The teachers (some of them, anyway) aren't much better. I've got two teachers on my evaluation list who missed their initial conferences with me (one of them missed it three times). Others have been given paperwork deadlines and missed them repeatedly, one had to be reminded what time he's supposed to come in every morning, and others seem to think that the closing time of the front office is more of a suggestion than an actual policy.
What happened to the concept of punctuality? Of an honest-to-God deadline? I was once asked in a job interview, "If you're supposed to start at 7am, what time should you get to work?" I replied that I should be at my desk and ready to go at 6:55am. My mother taught me well--being on time became automatic. What I'd really love to see is one of these kids get turned away from a job interview because they showed up two minutes late. I just picture a guy at the half-closed conference room door: "Yes, well, the interview was to start at 2:00; you weren't here, and I think that tells us everything we need to know." Click.
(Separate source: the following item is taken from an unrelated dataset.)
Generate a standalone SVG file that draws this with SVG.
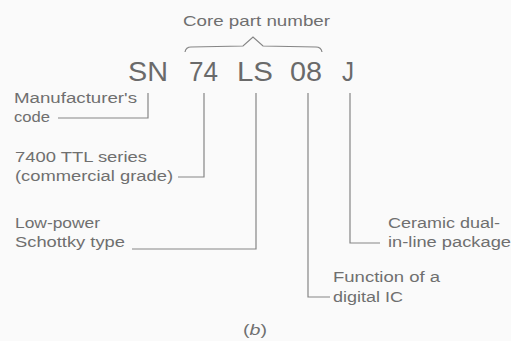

My son and my daughter are often amazed that when we go somewhere, I'll have it timed perfectly . . . I mean, we'll pull in to the parking lot right when I said I wanted to be there (my son even checks his watch and asks, "How do you do that?" every single time). I'll leave the office for district meetings before others at my site, and I'll be the only one from my site who doesn't walk in late.
*SIGH* Maybe it's just me. I'm punctual, but I'm outnumbered.